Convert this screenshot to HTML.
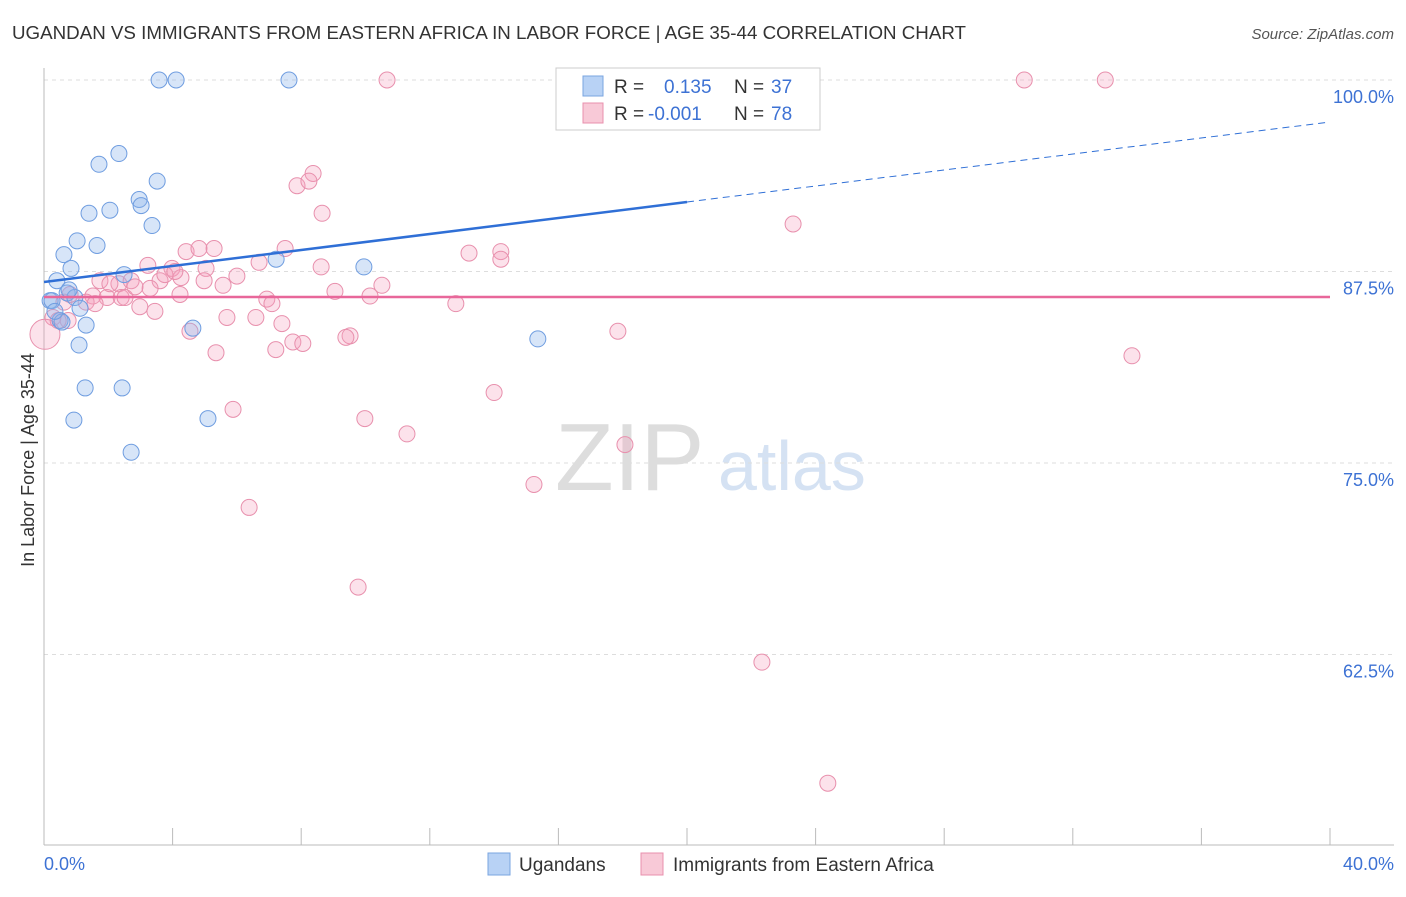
<!DOCTYPE html>
<html><head><meta charset="utf-8"><style>
body{margin:0;background:#fff;font-family:"Liberation Sans",sans-serif}
svg text{font-family:"Liberation Sans",sans-serif}
</style></head><body>
<svg id="c" width="1406" height="892">
<text x="12" y="39" font-size="18" fill="#333" textLength="954" lengthAdjust="spacingAndGlyphs">UGANDAN VS IMMIGRANTS FROM EASTERN AFRICA IN LABOR FORCE | AGE 35-44 CORRELATION CHART</text>
<text x="1394" y="39" font-size="15" fill="#555" font-style="italic" text-anchor="end">Source: ZipAtlas.com</text>
<text x="34" y="460" font-size="18" fill="#333" text-anchor="middle" transform="rotate(-90 34 460)">In Labor Force | Age 35-44</text>
<text x="555" y="490" font-size="96" fill="#ddd" font-family="Liberation Serif">ZIP</text>
<text x="718" y="490" font-size="70" fill="#d5e2f3">atlas</text>
<g id="grid"></g><g id="pts"></g><g id="lines"></g>
<g>
<rect x="556" y="68" width="264" height="62" fill="#fff" stroke="#ccc"/>
<rect x="583" y="76" width="20" height="20" fill="#b8d2f5" stroke="#7aa5e0"/>
<text x="614" y="93" font-size="19" fill="#333">R =</text><text x="664" y="93" font-size="19" fill="#3d72d4">0.135</text>
<text x="734" y="93" font-size="19" fill="#333">N =</text><text x="771" y="93" font-size="19" fill="#3d72d4">37</text>
<rect x="583" y="103" width="20" height="20" fill="#f8c9d7" stroke="#e890ad"/>
<text x="614" y="120" font-size="19" fill="#333">R =</text><text x="648" y="120" font-size="19" fill="#3d72d4">-0.001</text>
<text x="734" y="120" font-size="19" fill="#333">N =</text><text x="771" y="120" font-size="19" fill="#3d72d4">78</text>
</g>
<g>
<rect x="488" y="853" width="22" height="22" fill="#b8d2f5" stroke="#7aa5e0"/>
<text x="519" y="871" font-size="19" fill="#333">Ugandans</text>
<rect x="641" y="853" width="22" height="22" fill="#f8c9d7" stroke="#e890ad"/>
<text x="673" y="871" font-size="19" fill="#333">Immigrants from Eastern Africa</text>
</g>
<text x="44" y="870" font-size="18" fill="#3d72d4">0.0%</text>
<text x="1394" y="870" font-size="18" fill="#3d72d4" text-anchor="end">40.0%</text>
</svg>
<script>
const yTicks=[100,87.5,75,62.5];
const yTickLabels=["100.0%","87.5%","75.0%","62.5%"];
const xTicks=[0,4,8,12,16,20,24,28,32,36,40];
const blueX=[3.58,4.11,7.62,2.33,1.71,3.52,2.96,3.02,2.05,1.40,3.36,1.03,1.65,0.62,0.84,0.40,2.49,7.22,9.95,0.72,0.96,0.19,1.12,0.50,1.31,4.63,1.09,15.36,1.28,2.43,0.93,5.10,2.71,0.25,0.56,0.78,0.34];
const blueY=[100,100,100,95.2,94.5,93.4,92.2,91.8,91.5,91.3,90.5,89.5,89.2,88.6,87.7,86.9,87.3,88.3,87.8,86.1,85.8,85.6,85.1,84.3,84.0,83.8,82.7,83.1,79.9,79.9,77.8,77.9,75.7,85.6,84.2,86.3,84.9];
const pinkX=[10.67,16.55,23.27,30.49,33.01,8.37,7.87,8.24,8.65,23.30,4.42,5.29,4.82,7.50,13.22,14.21,14.21,3.23,3.98,5.04,6.69,8.62,1.74,2.33,2.71,3.61,4.26,3.76,4.98,6.00,5.57,10.51,9.05,10.14,1.52,1.96,2.40,0.62,1.31,2.98,3.45,6.93,7.09,12.81,5.69,6.59,7.40,0.28,0.75,4.54,9.52,9.39,7.74,8.05,7.21,5.35,17.85,33.84,14.00,5.88,9.98,11.29,18.07,15.24,6.38,9.77,22.33,24.38,0.03,0.44,0.81,2.05,2.52,3.30,4.23,1.59,2.83,4.07];
const pinkY=[100,100,100,100,100,93.9,93.1,93.4,91.3,90.6,88.8,89.0,89.0,89.0,88.7,88.8,88.3,87.9,87.7,87.7,88.1,87.8,86.9,86.7,86.9,86.9,87.1,87.3,86.9,87.2,86.6,86.6,86.2,85.9,85.9,85.8,85.8,85.5,85.5,85.2,84.9,85.7,85.4,85.4,84.5,84.5,84.1,84.5,84.3,83.6,83.3,83.2,82.9,82.8,82.4,82.2,83.6,82.0,79.6,78.5,77.9,76.9,76.2,73.6,72.1,66.9,62.0,54.1,83.4,84.3,86.0,86.7,85.8,86.4,86.0,85.4,86.5,87.5];
const NS="http://www.w3.org/2000/svg";
const X=v=>44+v/40*1286, Y=v=>80+(100-v)*15.32;
function mk(t,a,p){const e=document.createElementNS(NS,t);for(const k in a)e.setAttribute(k,a[k]);p.appendChild(e);return e;}
const g=document.getElementById('grid');
yTicks.forEach((v,i)=>{
 const l=mk('line',{x1:44,x2:1394,y1:Y(v),y2:Y(v),stroke:'#ddd','stroke-dasharray':'4,4'},g);
 
 
 const t=mk('text',{x:1394,y:Y(v)+23,'font-size':18,fill:'#3d72d4','text-anchor':'end'},g);
 t.textContent=yTickLabels[i];
 
 
});
mk('line',{x1:44,x2:44,y1:68,y2:845,stroke:'#bbb'},g);
mk('line',{x1:44,x2:1394,y1:845,y2:845,stroke:'#bbb'},g);
xTicks.forEach(v=>{const l=mk('line',{x1:X(v),x2:X(v),y1:828,y2:845,stroke:'#bbb'},g);
 
 });
const p=document.getElementById('pts');
pinkX.forEach((x,i)=>{const c=mk('circle',{cx:X(x),cy:Y(pinkY[i]),r:(i==68?15:8),fill:'rgba(244,160,190,0.3)',stroke:'#e890ad','stroke-width':1},p);
 
 });
blueX.forEach((x,i)=>{const c=mk('circle',{cx:X(x),cy:Y(blueY[i]),r:8,fill:'rgba(140,180,235,0.35)',stroke:'#6f9de0','stroke-width':1},p);
 
 });
const L=document.getElementById('lines');
const bl=mk('line',{x1:X(0),y1:282,x2:X(20),y2:202,stroke:'#2f6fd6','stroke-width':2.5},L);


const bd=mk('line',{x1:X(20),y1:202,x2:X(40),y2:122,stroke:'#2f6fd6','stroke-width':1,'stroke-dasharray':'7,5'},L);


const pl=mk('line',{x1:X(0),y1:297,x2:X(40),y2:297,stroke:'#e8679a','stroke-width':2.5},L);


</script>
</body></html>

Requirements – Copy the data character for character, but drop all pictures from the copy.

Full solution –
Convert this screenshot to HTML.
<!DOCTYPE html>
<html><head><meta charset="utf-8"><style>
body{margin:0;background:#fff;font-family:"Liberation Sans",sans-serif}
svg text{font-family:"Liberation Sans",sans-serif}
</style></head><body>
<svg id="c" width="1406" height="892">
<text x="12" y="39" font-size="18" fill="#333" textLength="954" lengthAdjust="spacingAndGlyphs">UGANDAN VS IMMIGRANTS FROM EASTERN AFRICA IN LABOR FORCE | AGE 35-44 CORRELATION CHART</text>
<text x="1394" y="39" font-size="15" fill="#555" font-style="italic" text-anchor="end">Source: ZipAtlas.com</text>
<text x="34" y="460" font-size="18" fill="#333" text-anchor="middle" transform="rotate(-90 34 460)">In Labor Force | Age 35-44</text>
<text x="555" y="490" font-size="96" fill="#ddd" font-family="Liberation Serif">ZIP</text>
<text x="718" y="490" font-size="70" fill="#d5e2f3">atlas</text>
<g id="grid"></g><g id="pts"></g><g id="lines"></g>
<g>
<rect x="556" y="68" width="264" height="62" fill="#fff" stroke="#ccc"/>
<rect x="583" y="76" width="20" height="20" fill="#b8d2f5" stroke="#7aa5e0"/>
<text x="614" y="93" font-size="19" fill="#333">R =</text><text x="664" y="93" font-size="19" fill="#3d72d4">0.135</text>
<text x="734" y="93" font-size="19" fill="#333">N =</text><text x="771" y="93" font-size="19" fill="#3d72d4">37</text>
<rect x="583" y="103" width="20" height="20" fill="#f8c9d7" stroke="#e890ad"/>
<text x="614" y="120" font-size="19" fill="#333">R =</text><text x="648" y="120" font-size="19" fill="#3d72d4">-0.001</text>
<text x="734" y="120" font-size="19" fill="#333">N =</text><text x="771" y="120" font-size="19" fill="#3d72d4">78</text>
</g>
<g>
<rect x="488" y="853" width="22" height="22" fill="#b8d2f5" stroke="#7aa5e0"/>
<text x="519" y="871" font-size="19" fill="#333">Ugandans</text>
<rect x="641" y="853" width="22" height="22" fill="#f8c9d7" stroke="#e890ad"/>
<text x="673" y="871" font-size="19" fill="#333">Immigrants from Eastern Africa</text>
</g>
<text x="44" y="870" font-size="18" fill="#3d72d4">0.0%</text>
<text x="1394" y="870" font-size="18" fill="#3d72d4" text-anchor="end">40.0%</text>
</svg>
<script>
const yTicks=[100,87.5,75,62.5];
const yTickLabels=["100.0%","87.5%","75.0%","62.5%"];
const xTicks=[0,4,8,12,16,20,24,28,32,36,40];
const blueX=[3.58,4.11,7.62,2.33,1.71,3.52,2.96,3.02,2.05,1.40,3.36,1.03,1.65,0.62,0.84,0.40,2.49,7.22,9.95,0.72,0.96,0.19,1.12,0.50,1.31,4.63,1.09,15.36,1.28,2.43,0.93,5.10,2.71,0.25,0.56,0.78,0.34];
const blueY=[100,100,100,95.2,94.5,93.4,92.2,91.8,91.5,91.3,90.5,89.5,89.2,88.6,87.7,86.9,87.3,88.3,87.8,86.1,85.8,85.6,85.1,84.3,84.0,83.8,82.7,83.1,79.9,79.9,77.8,77.9,75.7,85.6,84.2,86.3,84.9];
const pinkX=[10.67,16.55,23.27,30.49,33.01,8.37,7.87,8.24,8.65,23.30,4.42,5.29,4.82,7.50,13.22,14.21,14.21,3.23,3.98,5.04,6.69,8.62,1.74,2.33,2.71,3.61,4.26,3.76,4.98,6.00,5.57,10.51,9.05,10.14,1.52,1.96,2.40,0.62,1.31,2.98,3.45,6.93,7.09,12.81,5.69,6.59,7.40,0.28,0.75,4.54,9.52,9.39,7.74,8.05,7.21,5.35,17.85,33.84,14.00,5.88,9.98,11.29,18.07,15.24,6.38,9.77,22.33,24.38,0.03,0.44,0.81,2.05,2.52,3.30,4.23,1.59,2.83,4.07];
const pinkY=[100,100,100,100,100,93.9,93.1,93.4,91.3,90.6,88.8,89.0,89.0,89.0,88.7,88.8,88.3,87.9,87.7,87.7,88.1,87.8,86.9,86.7,86.9,86.9,87.1,87.3,86.9,87.2,86.6,86.6,86.2,85.9,85.9,85.8,85.8,85.5,85.5,85.2,84.9,85.7,85.4,85.4,84.5,84.5,84.1,84.5,84.3,83.6,83.3,83.2,82.9,82.8,82.4,82.2,83.6,82.0,79.6,78.5,77.9,76.9,76.2,73.6,72.1,66.9,62.0,54.1,83.4,84.3,86.0,86.7,85.8,86.4,86.0,85.4,86.5,87.5];
const NS="http://www.w3.org/2000/svg";
const X=v=>44+v/40*1286, Y=v=>80+(100-v)*15.32;
function mk(t,a,p){const e=document.createElementNS(NS,t);for(const k in a)e.setAttribute(k,a[k]);p.appendChild(e);return e;}
const g=document.getElementById('grid');
yTicks.forEach((v,i)=>{
 const l=mk('line',{x1:44,x2:1394,y1:Y(v),y2:Y(v),stroke:'#ddd','stroke-dasharray':'4,4'},g);
 
 
 const t=mk('text',{x:1394,y:Y(v)+23,'font-size':18,fill:'#3d72d4','text-anchor':'end'},g);
 t.textContent=yTickLabels[i];
 
 
});
mk('line',{x1:44,x2:44,y1:68,y2:845,stroke:'#bbb'},g);
mk('line',{x1:44,x2:1394,y1:845,y2:845,stroke:'#bbb'},g);
xTicks.forEach(v=>{const l=mk('line',{x1:X(v),x2:X(v),y1:828,y2:845,stroke:'#bbb'},g);
 
 });
const p=document.getElementById('pts');
pinkX.forEach((x,i)=>{const c=mk('circle',{cx:X(x),cy:Y(pinkY[i]),r:(i==68?15:8),fill:'rgba(244,160,190,0.3)',stroke:'#e890ad','stroke-width':1},p);
 
 });
blueX.forEach((x,i)=>{const c=mk('circle',{cx:X(x),cy:Y(blueY[i]),r:8,fill:'rgba(140,180,235,0.35)',stroke:'#6f9de0','stroke-width':1},p);
 
 });
const L=document.getElementById('lines');
const bl=mk('line',{x1:X(0),y1:282,x2:X(20),y2:202,stroke:'#2f6fd6','stroke-width':2.5},L);


const bd=mk('line',{x1:X(20),y1:202,x2:X(40),y2:122,stroke:'#2f6fd6','stroke-width':1,'stroke-dasharray':'7,5'},L);


const pl=mk('line',{x1:X(0),y1:297,x2:X(40),y2:297,stroke:'#e8679a','stroke-width':2.5},L);


</script>
</body></html>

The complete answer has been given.